[Collection entries]
= = = = = = =
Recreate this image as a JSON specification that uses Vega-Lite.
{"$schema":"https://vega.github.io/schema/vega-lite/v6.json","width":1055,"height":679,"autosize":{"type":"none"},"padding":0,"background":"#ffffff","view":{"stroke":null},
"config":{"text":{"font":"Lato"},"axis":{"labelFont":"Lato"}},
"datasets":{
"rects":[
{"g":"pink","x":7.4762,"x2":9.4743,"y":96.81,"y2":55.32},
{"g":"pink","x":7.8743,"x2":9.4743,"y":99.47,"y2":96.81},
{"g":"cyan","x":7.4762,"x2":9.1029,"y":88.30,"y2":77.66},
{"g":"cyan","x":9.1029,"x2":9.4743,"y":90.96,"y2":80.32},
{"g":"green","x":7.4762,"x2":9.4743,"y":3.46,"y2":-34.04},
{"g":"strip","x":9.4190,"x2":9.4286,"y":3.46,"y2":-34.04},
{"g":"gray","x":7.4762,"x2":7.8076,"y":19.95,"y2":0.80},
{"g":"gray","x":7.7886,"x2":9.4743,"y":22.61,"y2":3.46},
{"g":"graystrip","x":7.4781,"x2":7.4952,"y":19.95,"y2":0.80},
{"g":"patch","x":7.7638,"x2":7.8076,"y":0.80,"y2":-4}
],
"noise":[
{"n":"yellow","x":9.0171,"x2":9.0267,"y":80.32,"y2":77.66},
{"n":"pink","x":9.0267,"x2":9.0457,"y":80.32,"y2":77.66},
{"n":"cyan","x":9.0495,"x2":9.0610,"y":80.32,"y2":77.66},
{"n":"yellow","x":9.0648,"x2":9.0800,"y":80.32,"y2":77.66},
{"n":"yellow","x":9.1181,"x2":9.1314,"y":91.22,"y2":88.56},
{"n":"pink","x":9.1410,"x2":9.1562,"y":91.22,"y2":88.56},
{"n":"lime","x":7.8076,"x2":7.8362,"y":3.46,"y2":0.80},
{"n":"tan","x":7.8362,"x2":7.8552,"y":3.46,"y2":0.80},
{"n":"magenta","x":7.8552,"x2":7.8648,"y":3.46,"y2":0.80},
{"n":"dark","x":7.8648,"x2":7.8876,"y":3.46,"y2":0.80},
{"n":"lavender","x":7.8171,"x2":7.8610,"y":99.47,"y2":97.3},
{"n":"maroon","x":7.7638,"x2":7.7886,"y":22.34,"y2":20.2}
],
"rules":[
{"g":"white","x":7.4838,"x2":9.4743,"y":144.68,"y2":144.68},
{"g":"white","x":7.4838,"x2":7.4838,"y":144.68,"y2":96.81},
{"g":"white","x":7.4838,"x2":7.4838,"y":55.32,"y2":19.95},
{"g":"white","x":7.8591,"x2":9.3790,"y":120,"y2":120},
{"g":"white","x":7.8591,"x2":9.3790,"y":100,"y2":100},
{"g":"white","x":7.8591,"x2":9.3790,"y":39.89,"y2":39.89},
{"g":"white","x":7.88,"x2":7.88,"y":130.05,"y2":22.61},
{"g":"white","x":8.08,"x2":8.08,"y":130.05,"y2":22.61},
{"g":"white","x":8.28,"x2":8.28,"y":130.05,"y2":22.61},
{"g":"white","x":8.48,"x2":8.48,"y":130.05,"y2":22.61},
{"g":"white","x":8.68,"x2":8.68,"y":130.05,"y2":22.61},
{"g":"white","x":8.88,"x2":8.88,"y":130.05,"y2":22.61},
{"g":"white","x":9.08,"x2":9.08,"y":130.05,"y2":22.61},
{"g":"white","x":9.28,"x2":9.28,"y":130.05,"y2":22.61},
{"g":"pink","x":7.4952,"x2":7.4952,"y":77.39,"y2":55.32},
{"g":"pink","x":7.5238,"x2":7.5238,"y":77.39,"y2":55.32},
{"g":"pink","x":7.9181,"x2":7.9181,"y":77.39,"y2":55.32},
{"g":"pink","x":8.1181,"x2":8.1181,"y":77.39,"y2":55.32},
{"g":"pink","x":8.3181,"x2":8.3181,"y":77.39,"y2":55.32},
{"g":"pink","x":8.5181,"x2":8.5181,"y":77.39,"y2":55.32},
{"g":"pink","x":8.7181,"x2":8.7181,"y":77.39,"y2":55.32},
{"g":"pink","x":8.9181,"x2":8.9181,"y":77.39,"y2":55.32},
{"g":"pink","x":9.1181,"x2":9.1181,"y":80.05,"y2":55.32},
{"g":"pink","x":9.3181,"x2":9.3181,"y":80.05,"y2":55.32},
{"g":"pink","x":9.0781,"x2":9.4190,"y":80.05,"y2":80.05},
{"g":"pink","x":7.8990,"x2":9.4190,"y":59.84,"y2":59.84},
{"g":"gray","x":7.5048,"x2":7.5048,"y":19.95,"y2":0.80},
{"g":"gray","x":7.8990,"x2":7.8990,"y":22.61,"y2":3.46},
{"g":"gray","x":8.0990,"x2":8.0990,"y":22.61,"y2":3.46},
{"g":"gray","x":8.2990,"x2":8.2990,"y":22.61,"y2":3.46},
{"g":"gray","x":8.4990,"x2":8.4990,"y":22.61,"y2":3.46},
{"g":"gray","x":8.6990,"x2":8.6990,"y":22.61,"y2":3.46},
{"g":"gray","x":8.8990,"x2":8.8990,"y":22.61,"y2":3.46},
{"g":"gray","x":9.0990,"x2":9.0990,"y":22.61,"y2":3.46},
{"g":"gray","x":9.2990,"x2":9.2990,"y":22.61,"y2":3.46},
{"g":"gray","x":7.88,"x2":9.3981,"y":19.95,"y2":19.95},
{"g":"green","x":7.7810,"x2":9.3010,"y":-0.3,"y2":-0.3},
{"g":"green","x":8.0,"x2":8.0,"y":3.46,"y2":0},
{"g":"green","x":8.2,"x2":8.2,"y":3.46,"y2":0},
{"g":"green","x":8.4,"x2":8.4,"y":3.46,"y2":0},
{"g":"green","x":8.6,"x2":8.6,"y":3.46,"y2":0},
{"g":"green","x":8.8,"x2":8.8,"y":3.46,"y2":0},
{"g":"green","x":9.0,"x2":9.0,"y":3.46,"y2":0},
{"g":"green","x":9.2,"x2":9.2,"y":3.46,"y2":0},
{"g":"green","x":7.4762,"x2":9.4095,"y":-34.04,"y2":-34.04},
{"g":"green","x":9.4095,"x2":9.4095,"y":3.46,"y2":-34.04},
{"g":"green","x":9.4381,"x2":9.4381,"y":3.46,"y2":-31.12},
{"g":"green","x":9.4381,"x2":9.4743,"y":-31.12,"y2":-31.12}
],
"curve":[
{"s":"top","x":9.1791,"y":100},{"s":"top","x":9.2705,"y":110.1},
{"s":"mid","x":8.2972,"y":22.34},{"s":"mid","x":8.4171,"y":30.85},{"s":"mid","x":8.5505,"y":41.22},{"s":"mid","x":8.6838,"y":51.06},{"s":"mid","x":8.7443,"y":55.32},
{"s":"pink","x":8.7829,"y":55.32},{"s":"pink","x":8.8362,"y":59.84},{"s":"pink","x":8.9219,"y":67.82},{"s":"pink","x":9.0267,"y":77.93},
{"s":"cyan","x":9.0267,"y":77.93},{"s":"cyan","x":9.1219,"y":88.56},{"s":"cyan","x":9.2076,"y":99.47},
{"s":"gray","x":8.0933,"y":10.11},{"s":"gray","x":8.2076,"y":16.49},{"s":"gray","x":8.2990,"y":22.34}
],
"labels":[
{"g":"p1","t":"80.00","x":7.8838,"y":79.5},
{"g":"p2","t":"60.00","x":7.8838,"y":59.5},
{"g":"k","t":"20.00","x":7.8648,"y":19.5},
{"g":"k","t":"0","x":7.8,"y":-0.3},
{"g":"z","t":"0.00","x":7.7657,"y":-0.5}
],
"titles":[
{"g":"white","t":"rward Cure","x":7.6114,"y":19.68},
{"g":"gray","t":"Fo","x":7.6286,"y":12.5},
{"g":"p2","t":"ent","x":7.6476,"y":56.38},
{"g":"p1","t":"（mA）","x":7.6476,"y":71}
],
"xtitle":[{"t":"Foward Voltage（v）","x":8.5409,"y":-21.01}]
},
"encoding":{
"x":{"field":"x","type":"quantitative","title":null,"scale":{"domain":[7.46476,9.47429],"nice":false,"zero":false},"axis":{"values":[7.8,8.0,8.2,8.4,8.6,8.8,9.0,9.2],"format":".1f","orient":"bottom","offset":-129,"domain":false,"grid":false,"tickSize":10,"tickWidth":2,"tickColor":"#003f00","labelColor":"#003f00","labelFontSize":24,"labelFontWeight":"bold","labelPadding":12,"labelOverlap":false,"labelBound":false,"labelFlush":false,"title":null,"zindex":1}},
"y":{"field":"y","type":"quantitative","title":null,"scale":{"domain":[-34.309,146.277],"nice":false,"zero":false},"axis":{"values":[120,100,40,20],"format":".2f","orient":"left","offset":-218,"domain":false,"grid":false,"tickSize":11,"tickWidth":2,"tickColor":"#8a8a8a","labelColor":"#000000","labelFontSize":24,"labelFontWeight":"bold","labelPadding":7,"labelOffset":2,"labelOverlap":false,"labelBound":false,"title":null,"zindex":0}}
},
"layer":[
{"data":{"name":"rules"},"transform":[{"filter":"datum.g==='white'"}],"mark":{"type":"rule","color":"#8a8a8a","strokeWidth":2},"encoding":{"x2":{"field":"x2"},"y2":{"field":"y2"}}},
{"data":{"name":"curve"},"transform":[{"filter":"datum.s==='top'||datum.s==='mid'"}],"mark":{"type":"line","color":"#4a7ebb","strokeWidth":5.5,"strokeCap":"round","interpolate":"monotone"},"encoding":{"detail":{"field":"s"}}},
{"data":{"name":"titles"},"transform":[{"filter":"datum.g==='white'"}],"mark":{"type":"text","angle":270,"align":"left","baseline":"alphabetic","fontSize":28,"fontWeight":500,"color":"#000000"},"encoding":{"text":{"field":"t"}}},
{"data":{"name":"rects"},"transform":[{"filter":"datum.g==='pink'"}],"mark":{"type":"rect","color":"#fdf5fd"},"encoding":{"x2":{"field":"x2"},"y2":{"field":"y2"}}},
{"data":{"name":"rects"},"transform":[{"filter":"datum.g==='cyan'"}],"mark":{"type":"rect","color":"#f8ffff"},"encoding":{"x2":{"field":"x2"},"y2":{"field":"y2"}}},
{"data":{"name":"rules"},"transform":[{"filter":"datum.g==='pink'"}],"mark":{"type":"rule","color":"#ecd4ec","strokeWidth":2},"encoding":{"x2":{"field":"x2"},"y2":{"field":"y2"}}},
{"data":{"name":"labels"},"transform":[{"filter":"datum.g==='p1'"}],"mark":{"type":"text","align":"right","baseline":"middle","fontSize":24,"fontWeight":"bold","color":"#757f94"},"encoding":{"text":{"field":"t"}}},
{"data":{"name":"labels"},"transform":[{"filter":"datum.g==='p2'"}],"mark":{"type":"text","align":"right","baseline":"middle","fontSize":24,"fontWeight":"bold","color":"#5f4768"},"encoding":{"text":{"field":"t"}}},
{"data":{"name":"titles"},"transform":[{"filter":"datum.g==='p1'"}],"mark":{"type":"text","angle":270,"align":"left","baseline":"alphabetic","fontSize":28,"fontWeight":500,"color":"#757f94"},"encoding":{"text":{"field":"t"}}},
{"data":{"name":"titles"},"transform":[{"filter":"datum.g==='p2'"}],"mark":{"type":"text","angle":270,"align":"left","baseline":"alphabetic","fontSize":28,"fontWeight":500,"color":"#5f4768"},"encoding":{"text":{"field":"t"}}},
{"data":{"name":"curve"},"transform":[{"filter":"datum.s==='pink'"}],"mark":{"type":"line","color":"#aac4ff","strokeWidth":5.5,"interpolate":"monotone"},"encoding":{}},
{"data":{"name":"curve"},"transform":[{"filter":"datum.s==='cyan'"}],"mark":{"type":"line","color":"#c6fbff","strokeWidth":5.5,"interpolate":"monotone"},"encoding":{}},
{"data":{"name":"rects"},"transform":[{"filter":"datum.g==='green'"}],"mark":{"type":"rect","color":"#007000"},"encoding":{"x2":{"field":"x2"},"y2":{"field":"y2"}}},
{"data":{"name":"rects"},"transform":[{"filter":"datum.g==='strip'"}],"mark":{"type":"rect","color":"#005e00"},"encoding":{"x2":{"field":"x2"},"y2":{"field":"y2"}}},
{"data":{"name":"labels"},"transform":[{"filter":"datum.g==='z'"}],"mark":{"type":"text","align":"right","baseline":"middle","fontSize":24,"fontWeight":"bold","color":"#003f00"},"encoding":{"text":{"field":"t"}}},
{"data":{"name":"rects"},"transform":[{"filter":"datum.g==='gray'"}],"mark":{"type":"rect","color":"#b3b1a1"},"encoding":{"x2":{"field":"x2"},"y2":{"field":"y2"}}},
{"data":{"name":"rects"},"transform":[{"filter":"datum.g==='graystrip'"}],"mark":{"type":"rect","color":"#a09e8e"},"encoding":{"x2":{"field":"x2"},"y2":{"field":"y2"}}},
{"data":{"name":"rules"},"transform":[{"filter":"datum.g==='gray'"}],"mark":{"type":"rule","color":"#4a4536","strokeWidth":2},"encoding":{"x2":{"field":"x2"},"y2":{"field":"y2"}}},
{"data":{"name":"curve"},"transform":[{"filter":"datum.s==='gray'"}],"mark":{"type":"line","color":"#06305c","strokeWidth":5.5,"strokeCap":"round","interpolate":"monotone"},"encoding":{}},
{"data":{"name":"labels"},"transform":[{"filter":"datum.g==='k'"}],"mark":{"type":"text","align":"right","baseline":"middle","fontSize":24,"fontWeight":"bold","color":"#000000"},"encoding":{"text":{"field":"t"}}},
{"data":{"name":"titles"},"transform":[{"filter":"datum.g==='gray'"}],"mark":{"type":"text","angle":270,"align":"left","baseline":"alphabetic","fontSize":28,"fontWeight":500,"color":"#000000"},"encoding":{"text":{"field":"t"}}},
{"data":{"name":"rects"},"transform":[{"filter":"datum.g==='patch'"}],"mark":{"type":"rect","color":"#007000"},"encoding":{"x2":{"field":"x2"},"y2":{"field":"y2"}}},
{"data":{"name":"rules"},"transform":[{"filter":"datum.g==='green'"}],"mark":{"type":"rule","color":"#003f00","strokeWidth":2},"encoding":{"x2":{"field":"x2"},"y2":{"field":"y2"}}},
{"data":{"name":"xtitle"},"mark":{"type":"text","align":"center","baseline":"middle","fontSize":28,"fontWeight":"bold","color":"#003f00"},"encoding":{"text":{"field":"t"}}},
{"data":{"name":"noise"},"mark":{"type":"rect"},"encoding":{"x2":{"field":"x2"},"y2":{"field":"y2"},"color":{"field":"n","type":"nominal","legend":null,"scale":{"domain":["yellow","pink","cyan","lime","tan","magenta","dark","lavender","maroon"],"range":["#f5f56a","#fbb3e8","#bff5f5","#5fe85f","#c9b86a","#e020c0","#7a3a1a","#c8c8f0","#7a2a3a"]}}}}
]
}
= = = = = = =
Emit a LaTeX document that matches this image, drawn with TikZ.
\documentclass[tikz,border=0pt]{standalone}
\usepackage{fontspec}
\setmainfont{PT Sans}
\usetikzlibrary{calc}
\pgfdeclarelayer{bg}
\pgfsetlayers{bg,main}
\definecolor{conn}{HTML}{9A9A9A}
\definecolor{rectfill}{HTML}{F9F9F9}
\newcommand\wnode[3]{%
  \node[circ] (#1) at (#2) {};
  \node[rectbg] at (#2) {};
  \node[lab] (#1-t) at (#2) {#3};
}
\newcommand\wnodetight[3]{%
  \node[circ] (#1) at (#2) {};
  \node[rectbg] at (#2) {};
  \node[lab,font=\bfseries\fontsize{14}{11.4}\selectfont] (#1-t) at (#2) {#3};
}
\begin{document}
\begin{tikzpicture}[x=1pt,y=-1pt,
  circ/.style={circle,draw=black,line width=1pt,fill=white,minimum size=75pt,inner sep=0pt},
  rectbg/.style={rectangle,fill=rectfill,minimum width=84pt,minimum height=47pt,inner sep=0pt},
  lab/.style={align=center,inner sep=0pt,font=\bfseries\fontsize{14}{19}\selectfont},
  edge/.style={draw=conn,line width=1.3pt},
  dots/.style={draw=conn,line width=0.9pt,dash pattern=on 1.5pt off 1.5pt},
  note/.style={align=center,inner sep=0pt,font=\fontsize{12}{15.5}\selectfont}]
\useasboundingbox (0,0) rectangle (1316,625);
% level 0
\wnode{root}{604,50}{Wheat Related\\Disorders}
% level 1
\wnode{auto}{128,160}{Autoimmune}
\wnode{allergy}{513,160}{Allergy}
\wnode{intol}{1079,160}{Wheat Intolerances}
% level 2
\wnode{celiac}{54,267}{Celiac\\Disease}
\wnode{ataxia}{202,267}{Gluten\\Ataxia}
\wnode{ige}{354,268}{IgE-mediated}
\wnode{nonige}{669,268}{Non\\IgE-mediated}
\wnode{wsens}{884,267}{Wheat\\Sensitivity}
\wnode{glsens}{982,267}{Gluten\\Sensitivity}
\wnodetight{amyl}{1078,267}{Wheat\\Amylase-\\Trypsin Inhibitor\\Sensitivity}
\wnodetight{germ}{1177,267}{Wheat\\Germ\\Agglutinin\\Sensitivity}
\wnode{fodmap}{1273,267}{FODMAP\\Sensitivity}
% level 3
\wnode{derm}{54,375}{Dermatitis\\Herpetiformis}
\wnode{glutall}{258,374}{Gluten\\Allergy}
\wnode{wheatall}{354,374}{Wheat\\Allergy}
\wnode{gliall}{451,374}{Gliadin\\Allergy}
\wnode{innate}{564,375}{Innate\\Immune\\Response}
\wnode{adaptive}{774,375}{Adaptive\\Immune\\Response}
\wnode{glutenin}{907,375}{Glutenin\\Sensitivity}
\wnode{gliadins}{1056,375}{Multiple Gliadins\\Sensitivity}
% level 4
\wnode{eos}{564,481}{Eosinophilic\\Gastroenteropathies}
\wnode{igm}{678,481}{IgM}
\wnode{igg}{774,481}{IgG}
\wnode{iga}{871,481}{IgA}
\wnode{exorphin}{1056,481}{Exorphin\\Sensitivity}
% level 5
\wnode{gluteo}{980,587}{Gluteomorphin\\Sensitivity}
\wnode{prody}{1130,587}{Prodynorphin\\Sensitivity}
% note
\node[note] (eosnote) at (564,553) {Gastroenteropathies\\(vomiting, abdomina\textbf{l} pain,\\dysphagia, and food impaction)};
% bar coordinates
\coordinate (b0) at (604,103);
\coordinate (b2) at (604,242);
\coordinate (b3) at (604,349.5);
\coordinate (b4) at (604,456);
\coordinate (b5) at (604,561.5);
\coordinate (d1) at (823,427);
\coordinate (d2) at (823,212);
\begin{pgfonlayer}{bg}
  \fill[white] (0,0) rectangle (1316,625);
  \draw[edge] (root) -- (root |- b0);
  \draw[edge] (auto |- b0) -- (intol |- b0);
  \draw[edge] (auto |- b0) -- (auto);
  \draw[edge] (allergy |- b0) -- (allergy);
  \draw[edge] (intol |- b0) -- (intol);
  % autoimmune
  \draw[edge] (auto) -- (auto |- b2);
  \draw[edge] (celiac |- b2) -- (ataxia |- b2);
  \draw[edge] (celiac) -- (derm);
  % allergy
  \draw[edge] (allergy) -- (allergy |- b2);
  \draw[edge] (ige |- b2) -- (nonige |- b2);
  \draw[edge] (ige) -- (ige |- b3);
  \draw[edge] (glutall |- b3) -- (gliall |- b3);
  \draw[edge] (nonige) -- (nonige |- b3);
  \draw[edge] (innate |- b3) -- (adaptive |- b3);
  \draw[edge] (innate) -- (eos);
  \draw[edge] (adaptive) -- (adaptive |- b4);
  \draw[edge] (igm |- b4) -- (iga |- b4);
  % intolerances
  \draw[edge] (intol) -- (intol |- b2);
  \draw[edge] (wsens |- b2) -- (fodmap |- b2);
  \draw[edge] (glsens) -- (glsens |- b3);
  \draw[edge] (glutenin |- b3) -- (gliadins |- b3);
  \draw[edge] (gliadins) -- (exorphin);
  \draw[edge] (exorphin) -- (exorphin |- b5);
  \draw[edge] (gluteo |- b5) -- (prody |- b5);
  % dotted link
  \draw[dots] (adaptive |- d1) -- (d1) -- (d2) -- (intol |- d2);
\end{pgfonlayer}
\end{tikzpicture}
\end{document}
= = = = = = =
### What is expected
Check the data for the word "this" and pull out the lines that have it.

### Output below
Recreate this image as a JSON specification that uses Vega-Lite.
Emit a LaTeX document that matches this image, drawn with TikZ.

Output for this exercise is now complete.